Ah. That’s not what immersion means. “Immersion” means there’s no way out, you are totally submerged; the metaphor connotes sink-or-swim. All language coming at you is the target language, and the only outgoing language that will work is the target language. For Japanese immersion, you have to move to Japan so that you can never English your way out of a situation. If that’s not practical, you need to go great lengths to create those conditions elsewhere. And these conditions need to be in long chunks- all day, preferably all your waking life for whatever period. Therefore you can’t get “immersion” from reading if you’re reading at home, because you can just close the book and read something else, and you have dictionaries and translators available. YouTube immersion makes even less sense, because you can just watch another video. It’s studying, it’s learning, but it’s not immersion. It’s bathing or showering or something.
What do you guys mean by immersion?
Eh... I feel like this is way too strict. Arguably this would make immersion impossible these days, because the gateway to your native language is right there in your pocket, whether you live in a foreign country or not.
Learning by interacting with the natives, in any form. It can be talking to them, it can be reading books, or consuming their media. The more you do it, the more "immersed" you are.
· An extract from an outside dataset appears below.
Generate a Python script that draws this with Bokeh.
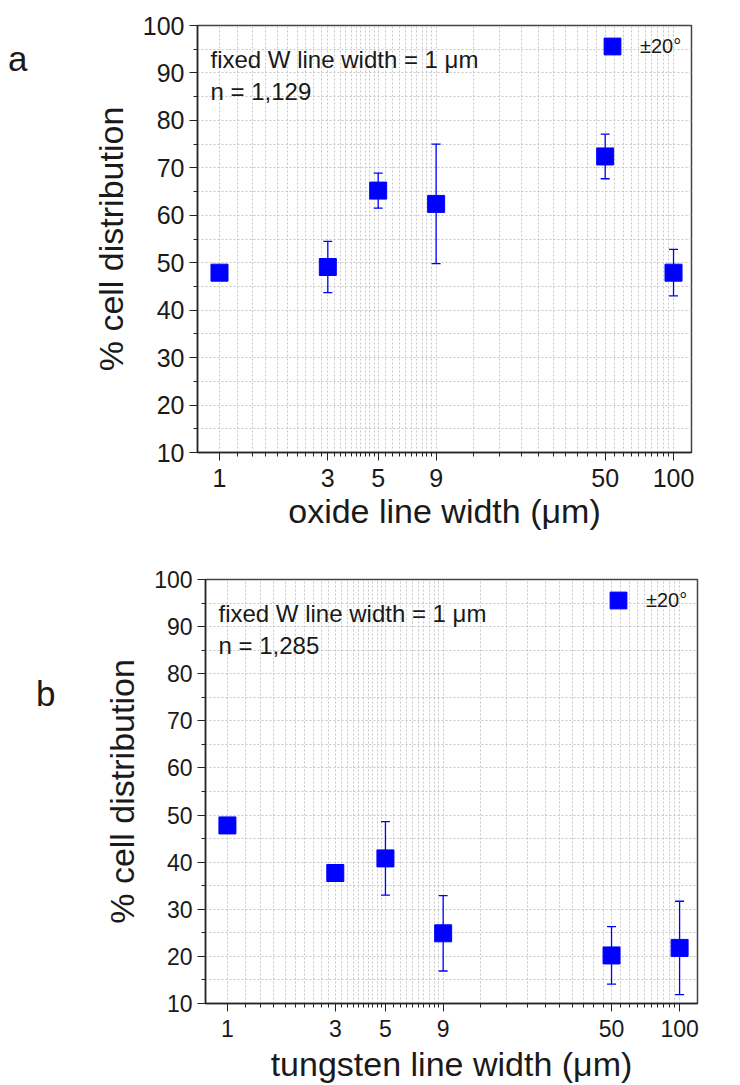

gog is correct in the sense that's how they formally define "immersion" as a learning method. When a student enters the study environment (such as, the classroom), everyone will engage only in the target language, native speakers present or no. You are forced to join the conversation and other activities, feeling immense social pressure to get out any words, hopefully with some fluency lest you look like a dim-witted idiot. Actually travelling to foreign countries used to be even better, because not only you'd come across as dim and rude, you couldn't achieve anything. (And yes, today you have to artificially limit yourself to use your own brainpower instead of using translator tools nor give the natives another free lesson to practice their English.)
That's fair enough, I think I went too far by restricting it to natives. But check his other comment, apparently these schools put hardly any pressure on the students at all, no wonder they don't work!
Agreed, I think /u/gog is describing what happens when immersion meets lax schooling. And perhaps it is prone to encourage laxity. Vocabulary and grammar tests are "easy" to grade. Immersion-as-technically defined requires more work to grade to objectively, which is a great boon for teachers and schools that don't want to be harsh.
I suppose that for "immersion" to work at all as a classroom method, the classes need to be a bit nasty, which can be psychologically brutal for weak-willed. It doesn't work if the kids can just ignore the teacher or laugh at him/her. I remember the immersion classes I attended as quite stressful. Yet many implementers think of it as a nice cuddly alternative to vocabulary tests, whereas it should be anything but. If you have not done your vocabulary homework, you will be embarrassed for the 5 minutes the teacher has time to question you. If you come to immersion class unprepared, you'd be embarrassed for the whole lesson.